Pareciera que nos hemos adaptado a vivir por siglos en un país sumamente desigual y empobrecido, un pequeño territorio del planeta que alberga personas que comparten el gentilicio guatemalteco o guatemalteca, aunque no tengan nada más en común, especialmente en cuanto a derechos y oportunidades.
Nos hemos acostumbrado a vivir en un país en el que los pobres son muchos y los contamos con una medida ridícula, esa que toma en cuenta solo a los que ganan menos de dos dólares al día (¿acaso vivir con tres, cinco o diez dólares al día, sin prestaciones, para mantener a una familia ya no es pobreza?). Estamos habituados a que los pobres se mueran, a que se maten entre ellos. Tal vez creemos que lo merecen o tal vez no, pero su muerte ayuda a reducir esa gran masa de pobres.
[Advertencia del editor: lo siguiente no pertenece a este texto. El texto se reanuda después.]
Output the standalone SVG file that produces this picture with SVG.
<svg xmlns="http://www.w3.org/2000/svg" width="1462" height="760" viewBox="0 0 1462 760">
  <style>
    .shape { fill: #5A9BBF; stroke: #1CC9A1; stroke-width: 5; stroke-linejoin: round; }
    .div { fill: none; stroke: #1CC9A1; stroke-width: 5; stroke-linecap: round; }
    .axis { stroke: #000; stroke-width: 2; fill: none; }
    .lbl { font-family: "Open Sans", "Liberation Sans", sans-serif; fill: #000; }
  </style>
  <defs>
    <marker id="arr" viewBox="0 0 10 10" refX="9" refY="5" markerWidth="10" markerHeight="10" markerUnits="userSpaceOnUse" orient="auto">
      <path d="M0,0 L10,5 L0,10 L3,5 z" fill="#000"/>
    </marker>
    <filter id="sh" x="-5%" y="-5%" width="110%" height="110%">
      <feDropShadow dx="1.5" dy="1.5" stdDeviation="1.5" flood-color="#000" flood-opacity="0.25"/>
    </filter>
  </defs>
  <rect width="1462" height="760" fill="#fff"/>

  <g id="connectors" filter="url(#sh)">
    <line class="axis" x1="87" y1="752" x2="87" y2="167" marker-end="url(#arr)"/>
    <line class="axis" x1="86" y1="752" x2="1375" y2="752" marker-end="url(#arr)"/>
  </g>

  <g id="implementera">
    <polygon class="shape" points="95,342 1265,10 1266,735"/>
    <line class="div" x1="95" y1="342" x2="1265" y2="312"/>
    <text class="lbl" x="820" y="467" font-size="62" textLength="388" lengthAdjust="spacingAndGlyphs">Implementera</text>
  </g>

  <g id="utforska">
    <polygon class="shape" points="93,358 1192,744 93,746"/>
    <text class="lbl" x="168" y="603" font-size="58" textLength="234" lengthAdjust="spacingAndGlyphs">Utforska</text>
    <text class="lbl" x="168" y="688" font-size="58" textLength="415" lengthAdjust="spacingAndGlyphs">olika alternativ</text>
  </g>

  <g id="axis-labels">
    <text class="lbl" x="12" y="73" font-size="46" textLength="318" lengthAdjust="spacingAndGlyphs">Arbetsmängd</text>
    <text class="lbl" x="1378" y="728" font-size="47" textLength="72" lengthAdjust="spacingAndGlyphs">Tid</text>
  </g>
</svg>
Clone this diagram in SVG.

Hoy en día las guatemaltecas y los guatemaltecos de la capital tenemos la capacidad de indignarnos por un hecho de violencia que sufre alguien, pero no cualquiera, pues no cualquiera de las diez o veinte personas que mueren en un día es sujeto de indignación pública, lamento o coraje por la impunidad que lo acompañará por la eternidad.
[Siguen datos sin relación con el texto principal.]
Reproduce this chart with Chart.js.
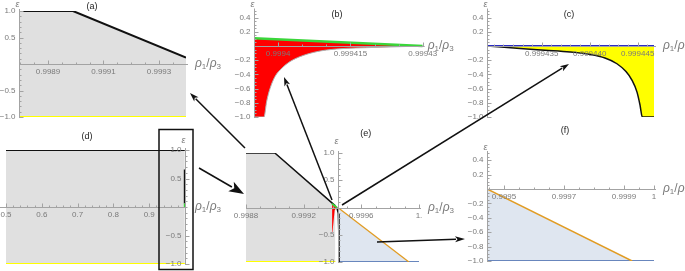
<!DOCTYPE html>
<html>
<head>
<meta charset="utf-8">
<script src="https://cdn.jsdelivr.net/npm/chart.js@4.4.1/dist/chart.umd.min.js"></script>
<style>
  html, body { margin: 0; padding: 0; background: #fff; }
  #wrap { position: relative; width: 685px; height: 271px; overflow: hidden; }
  #wrap canvas { position: absolute; left: 0; top: 0; }
</style>
</head>
<body>
<div id="wrap">
  <canvas id="pa" width="685" height="271"></canvas>
  <canvas id="pb" width="685" height="271"></canvas>
  <canvas id="pc" width="685" height="271"></canvas>
  <canvas id="pd" width="685" height="271"></canvas>
  <canvas id="pe" width="685" height="271"></canvas>
  <canvas id="pf" width="685" height="271"></canvas>
  <canvas id="arrows" width="685" height="271"></canvas>
</div>
<script>
// ---- data (x = rho1/rho3, y = epsilon) ----

// (a) upper boundary of the grey region
const aRho = [0.9987955, 0.99899, 0.9993973];
const aEps = [1, 1, 0.12];
const aBaseRho = [0.9987955, 0.9993973];
const aBaseEps = [-1, -1];

// (b) red region: straight upper edge and curved lower edge
const bTopRho = [0.999395, 0.99943];
const bTopEps = [0.11, 0];
const bBotRho = [0.999395, 0.99939707, 0.99939763, 0.99939832, 0.99939936, 0.99940075,
                 0.99940247, 0.99940454, 0.99940801, 0.99941216, 0.9994201, 0.99943];
const bBotEps = [-1, -1, -0.78, -0.6, -0.43, -0.315, -0.22, -0.15, -0.08, -0.042, -0.02, 0];

// (c) yellow region between eps = 0 and the black curve
const cTopRho = [0.9994293, 0.9994467];
const cTopEps = [0, 0];
const cCurveRho = [0.9994293, 0.99943274, 0.99943534, 0.99943795, 0.99944003, 0.99944159, 0.99944284,
                   0.99944378, 0.9994444, 0.99944493, 0.99944524, 0.99944548, 0.9994467];
const cCurveEps = [0, -0.035, -0.06, -0.085, -0.12, -0.17, -0.25, -0.36, -0.48, -0.65, -0.83, -1, -1];

// (d) full range
const dTopRho = [0.5, 0.99944];
const dTopEps = [1, 1];
const dBaseRho = [0.5, 0.99944];
const dBaseEps = [-1, -1];
const dDropRho = [0.99944, 0.99944];
const dDropEps = [0.66, 0.06];
const dGreenRho = [0.99944, 0.99944];
const dGreenEps = [0.06, 0];

// (e) overview near rho1/rho3 = 1
const eTopRho = [0.9988, 0.999, 0.99942];
const eTopEps = [1, 1, 0.03];
const eBaseRho = [0.9988, 0.99942];
const eBaseEps = [-1, -1];
const eRedTopRho = [0.999397, 0.99943];
const eRedTopEps = [0.07, 0];
const eRedBotRho = [0.999397, 0.9994, 0.999415, 0.99943];
const eRedBotEps = [-0.45, -0.45, -0.05, 0];
const eDropRho = [0.99943, 0.99944, 0.999445, 0.999446];
const eDropEps = [0, -0.1, -0.6, -1];
const eOrangeRho = [0.999446, 0.99993];
const eOrangeEps = [-0.02, -1];
const eBlueRho = [0.999446, 1.0];
const eBlueEps = [-1, -1];

// (f) zoom on the lower-right region
const fOrangeRho = [0.99944333, 0.999927];
const fOrangeEps = [0, -1];
const fBlueRho = [0.99944333, 1.0];
const fBlueEps = [-1, -1];

// tick labels
const aXTicks = [0.9989, 0.9991, 0.9993];
const aXLabels = ['0.9989', '0.9991', '0.9993'];
const bXTicks = [0.9994, 0.999415, 0.99943];
const bXLabels = ['0.9994', '0.999415', '0.99943'];
const cXTicks = [0.999435, 0.99944, 0.999445];
const cXLabels = ['0.999435', '0.999440', '0.999445'];
const dXTicks = [0.5, 0.6, 0.7, 0.8, 0.9];
const dXLabels = ['0.5', '0.6', '0.7', '0.8', '0.9'];
const eXTicks = [0.9988, 0.9992, 0.9996, 1];
const eXLabels = ['0.9988', '0.9992', '0.9996', '1.'];
const fXTicks = [0.9995, 0.9997, 0.9999, 1];
const fXLabels = ['0.9995', '0.9997', '0.9999', '1'];
const halfTicks = [1, 0.5, -0.5, -1];
const halfLabels = ['1.0', '0.5', '\u22120.5', '\u22121.0'];
const fifthTicks = [0.4, 0.2, -0.2, -0.4, -0.6, -0.8, -1];
const fifthLabels = ['0.4', '0.2', '\u22120.2', '\u22120.4', '\u22120.6', '\u22120.8', '\u22121.0'];

// ---- styles ----
const W = 685, H = 271;
const AXIS = '#a3a3a3', TICKTXT = '#7a7a7a';
const GREY = '#e0e0e0', YELLOW = '#ffff00', RED = '#ff0000', GREEN = '#3ad63a';
const NAVY = '#2b2bc4', ORANGE = '#e19c24', BLUE = '#6886bd', BLUEFILL = 'rgba(94,129,181,0.2)';
const FONT = '"Liberation Sans", Arial, sans-serif';

function ds(xs, ys, extra) {
  return Object.assign({
    data: xs.map((v, i) => ({ x: v, y: ys[i] })),
    pointRadius: 0, borderWidth: 1.5, fill: false, tension: 0
  }, extra);
}

function crisp(v) { return Math.round(v) + 0.5; }

// Mathematica-like axes crossing inside the frame
const mathAxes = {
  id: 'mathAxes',
  afterDatasetsDraw(chart, _args, o) {
    const { ctx, chartArea: ca } = chart;
    const sx = chart.scales.x, sy = chart.scales.y;
    const ay = crisp(sy.getPixelForValue(o.xAxisAt));
    const ax = crisp(sx.getPixelForValue(o.yAxisAt));
    ctx.save();
    ctx.strokeStyle = AXIS;
    ctx.fillStyle = TICKTXT;
    ctx.lineWidth = 1;

    // horizontal axis
    const xl = ca.left - (o.xPadL || 0), xr = ca.right + 2;
    ctx.beginPath(); ctx.moveTo(xl, ay); ctx.lineTo(xr, ay); ctx.stroke();
    ctx.beginPath();
    for (let k = Math.ceil(sx.min / o.xMinor - 1e-6); k * o.xMinor <= sx.max + 1e-9; k++) {
      const px = crisp(sx.getPixelForValue(k * o.xMinor));
      ctx.moveTo(px, ay); ctx.lineTo(px, ay - 2);
    }
    o.xTicks.forEach(v => {
      const px = crisp(sx.getPixelForValue(v));
      ctx.moveTo(px, ay); ctx.lineTo(px, ay - 4);
    });
    ctx.stroke();
    ctx.font = '8px ' + FONT;
    ctx.textAlign = 'center'; ctx.textBaseline = 'top';
    o.xTicks.forEach((v, i) => ctx.fillText(o.xLabels[i], sx.getPixelForValue(v), ay + 3));

    // vertical axis
    const yt = ca.top - 2, yb = ca.bottom + 1;
    ctx.beginPath(); ctx.moveTo(ax, yt); ctx.lineTo(ax, yb); ctx.stroke();
    ctx.beginPath();
    for (let k = Math.ceil(sy.min / o.yMinor - 1e-6); k * o.yMinor <= sy.max + 1e-9; k++) {
      const py = crisp(sy.getPixelForValue(k * o.yMinor));
      ctx.moveTo(ax, py); ctx.lineTo(ax + 2, py);
    }
    o.yTicks.forEach(v => {
      const py = crisp(sy.getPixelForValue(v));
      ctx.moveTo(ax, py); ctx.lineTo(ax + 4, py);
    });
    ctx.stroke();
    ctx.textAlign = 'right'; ctx.textBaseline = 'middle';
    o.yTicks.forEach((v, i) => ctx.fillText(o.yLabels[i], ax - 4, sy.getPixelForValue(v)));

    // axis names
    ctx.font = 'italic 9px ' + FONT;
    ctx.textAlign = 'center'; ctx.textBaseline = 'middle';
    ctx.fillText('\u03b5', ax - 2, ca.top - o.epsUp);
    let cx = xr + (o.rhoDx == null ? 7 : o.rhoDx);
    const by = ay + 2.5;
    ctx.textAlign = 'left'; ctx.textBaseline = 'alphabetic';
    const part = (t, f, dy) => { ctx.font = f; ctx.fillText(t, cx, by + dy); cx += ctx.measureText(t).width; };
    part('\u03c1', 'italic 12px ' + FONT, 0);
    part('1', '8px ' + FONT, 2);
    part('/', '12px ' + FONT, 0);
    part('\u03c1', 'italic 12px ' + FONT, 0);
    part('3', '8px ' + FONT, 2);

    // panel tag
    ctx.fillStyle = '#222';
    ctx.font = '9px ' + FONT;
    ctx.textAlign = 'center'; ctx.textBaseline = 'middle';
    ctx.fillText(o.tag[0], sx.getPixelForValue(o.tag[1]), sy.getPixelForValue(o.tag[2]));
    ctx.restore();
  }
};

function panel(id, area, xr, yr, datasets, axes) {
  return new Chart(document.getElementById(id), {
    type: 'line',
    data: { datasets },
    options: {
      responsive: false, animation: false, devicePixelRatio: 1, events: [],
      layout: { autoPadding: false,
        padding: { left: area[0], top: area[1], right: W - area[2], bottom: H - area[3] } },
      scales: {
        x: { type: 'linear', min: xr[0], max: xr[1], display: false },
        y: { type: 'linear', min: yr[0], max: yr[1], display: false }
      },
      plugins: {
        legend: { display: false }, tooltip: { enabled: false },
        filler: { drawTime: 'beforeDatasetsDraw' },
        mathAxes: axes
      }
    },
    plugins: [mathAxes]
  });
}

panel('pa', [19, 11, 186, 117], [0.9987955, 0.9993973], [-1, 1], [
  ds(aBaseRho, aBaseEps, { borderColor: YELLOW, borderWidth: 2 }),
  ds(aRho, aEps, { borderColor: '#111', borderWidth: 2, fill: { value: -1 }, backgroundColor: GREY })
], { xAxisAt: 0, yAxisAt: 0.9987955, xTicks: aXTicks, xLabels: aXLabels, yTicks: halfTicks, yLabels: halfLabels,
     xMinor: 0.00005, yMinor: 0.1, epsUp: 7, tag: ['(a)', 0.999059, 1.094] });

panel('pb', [254, 10.5, 422.7, 117], [0.999395, 0.99943], [-1, 0.5], [
  ds(bTopRho, bTopEps, { borderColor: GREEN, borderWidth: 2.5, fill: '+1', backgroundColor: RED }),
  ds(bBotRho, bBotEps, { borderColor: '#b0b0b0', borderWidth: 1, cubicInterpolationMode: 'monotone' })
], { xAxisAt: 0, yAxisAt: 0.999395, xTicks: bXTicks, xLabels: bXLabels, yTicks: fifthTicks, yLabels: fifthLabels,
     xMinor: 0.000005, yMinor: 0.05, epsUp: 6.5, rhoDx: 3, tag: ['(b)', 0.99941222, 0.437] });

panel('pc', [487, 10.5, 654, 117], [0.9994293, 0.9994467], [-1, 0.5], [
  ds(cTopRho, cTopEps, { borderColor: NAVY, borderWidth: 2, fill: '+1', backgroundColor: YELLOW }),
  ds(cCurveRho, cCurveEps, { borderColor: '#111', borderWidth: 1.5, cubicInterpolationMode: 'monotone' })
], { xAxisAt: 0, yAxisAt: 0.9994293, xTicks: cXTicks, xLabels: cXLabels, yTicks: fifthTicks, yLabels: fifthLabels,
     xMinor: 0.000001, yMinor: 0.05, epsUp: 6.5, tag: ['(c)', 0.99943784, 0.437] });

panel('pd', [6, 150, 185, 264], [0.5, 1.0], [-1, 1], [
  ds(dGreenRho, dGreenEps, { borderColor: GREEN, borderWidth: 2 }),
  ds(dDropRho, dDropEps, { borderColor: '#111', borderWidth: 2 }),
  ds(dBaseRho, dBaseEps, { borderColor: YELLOW, borderWidth: 2 }),
  ds(dTopRho, dTopEps, { borderColor: '#111', borderWidth: 2, fill: { value: -1 }, backgroundColor: GREY })
], { xAxisAt: 0, yAxisAt: 1.0, xTicks: dXTicks, xLabels: dXLabels, yTicks: halfTicks, yLabels: halfLabels,
     xMinor: 0.02, yMinor: 0.1, xPadL: 6, epsUp: 10, rhoDx: 8, tag: ['(d)', 0.7263, 1.228] });

panel('pe', [246, 153, 419, 262], [0.9988, 1.0], [-1, 1], [
  ds(eRedTopRho, eRedTopEps, { borderColor: GREEN, borderWidth: 2, fill: '+1', backgroundColor: RED }),
  ds(eRedBotRho, eRedBotEps, { borderWidth: 0 }),
  ds(eDropRho, eDropEps, { borderColor: '#111', borderWidth: 1.5 }),
  ds(eTopRho, eTopEps, { borderColor: '#111', borderWidth: 1.5, fill: { value: -1 }, backgroundColor: GREY }),
  ds(eBaseRho, eBaseEps, { borderColor: YELLOW, borderWidth: 2 }),
  ds(eOrangeRho, eOrangeEps, { borderColor: ORANGE, borderWidth: 1.3, fill: { value: -1 }, backgroundColor: BLUEFILL }),
  ds(eBlueRho, eBlueEps, { borderColor: BLUE, borderWidth: 2 })
], { xAxisAt: 0, yAxisAt: 0.99944, xTicks: eXTicks, xLabels: eXLabels, yTicks: halfTicks, yLabels: halfLabels,
     xMinor: 0.0001, yMinor: 0.1, epsUp: 12, tag: ['(e)', 0.99963, 1.35] });

panel('pf', [487, 153, 654, 261], [0.99944333, 1.0], [-1, 0.5], [
  ds(fOrangeRho, fOrangeEps, { borderColor: ORANGE, borderWidth: 1.5, fill: { value: -1 }, backgroundColor: BLUEFILL }),
  ds(fBlueRho, fBlueEps, { borderColor: BLUE, borderWidth: 2 })
], { xAxisAt: 0, yAxisAt: 0.99944333, xTicks: fXTicks, xLabels: fXLabels, yTicks: fifthTicks, yLabels: fifthLabels,
     xMinor: 0.00005, yMinor: 0.05, epsUp: 6, tag: ['(f)', 0.9997033, 0.806] });

// ---- zoom arrows and the highlight box (annotation layer) ----
const g = document.getElementById('arrows').getContext('2d');
function arrow(x1, y1, x2, y2, len, wid) {
  const a = Math.atan2(y2 - y1, x2 - x1);
  const bx = x2 - len * Math.cos(a), by = y2 - len * Math.sin(a);
  g.beginPath(); g.moveTo(x1, y1); g.lineTo(bx + 1 * Math.cos(a), by + 1 * Math.sin(a)); g.stroke();
  g.beginPath(); g.moveTo(x2, y2);
  g.lineTo(bx + wid / 2 * Math.sin(a), by - wid / 2 * Math.cos(a));
  g.lineTo(bx + len * 0.25 * Math.cos(a), by + len * 0.25 * Math.sin(a));
  g.lineTo(bx - wid / 2 * Math.sin(a), by + wid / 2 * Math.cos(a));
  g.closePath(); g.fill();
}
g.strokeStyle = '#111'; g.fillStyle = '#111'; g.lineWidth = 1.5;
arrow(245, 148, 190, 93, 9, 6);
arrow(332, 200, 284, 77, 9, 6);
arrow(342, 205, 569, 64, 9, 6);
arrow(199, 168, 244, 194, 15, 11);
arrow(377, 242, 465, 239, 10, 6);
g.lineWidth = 1.5;
g.strokeRect(159, 129.5, 34, 140);
</script>
</body>
</html>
En el imaginario colectivo están aquellas muertes dignas de lamentar. La muerte de alguien a quien la sociedad valora como importante o positivo. No digo que no lo sea, pero parece que le asignamos un valor significativo por sobre los considerados comunes y corrientes: aquellos que habitan en áreas marginalizadas, que no estudian o lo hacen en instituciones públicas, que no tienen apellido de ascendencia extranjera o que no son profesionales. En fin, todos aquellos a los que podemos ver como el otro, de cuyos problemas y sufrimientos podemos distanciarnos y desligarnos.
Cuando hay personas que se deciden a salir a la calle y exigir “ya no más violencia”, movidas por aquellas muertes que sí las indignan, en realidad a mí poco me transmiten y me hacen sentir. Está bien, se dice que están allí porque todos los días hay muertes y todas duelen, pero la verdad es que solo una es la que movió y empujó a la acción individual y colectiva, muchas veces no sostenida en el tiempo.
En primer lugar, este tipo de acciones quiere decir que no nos indignamos igual por toda la violencia, en sus distintas dimensiones y manifestaciones. Nos indignamos solo por la violencia expresada en una muerte, pero no por la de cualquiera, sino por la de alguien a quien la sociedad le asigna un valor positivo.
No nos indigna ni nos moviliza que la mitad de los niños menores de cinco años sufran desnutrición crónica. Tampoco el 54 % de pobreza, la inoperancia de los sistemas de educación y salud, la explotación laboral, la trata de personas, los migrantes, el racismo y el machismo. No indigna que los megaproyectos estén haciendo valer su visión de desarrollo a costa de sangre e intimidación, así como tampoco indignan los aún desaparecidos de la guerra y los victimarios en total impunidad. En fin, somos capaces de ver todas estas noticias en horario familiar y esperarlas como si fuera la novela justo a la hora de cenar.
El hecho de que solo podamos indignarnos y movilizarnos por ciertas muertes, y no por todas ni por las múltiples formas que adquiere la violencia a diario, significa que aún no hemos encontrado la relación entre las condiciones históricas y estructurales que nos hacen vivir en esta Guatemala y la violencia homicida, lo que en buena medida nos condena a seguir viviendo en un estado de beneficio para pocos y perjuicio para muchos, donde no todas las vidas valen lo mismo.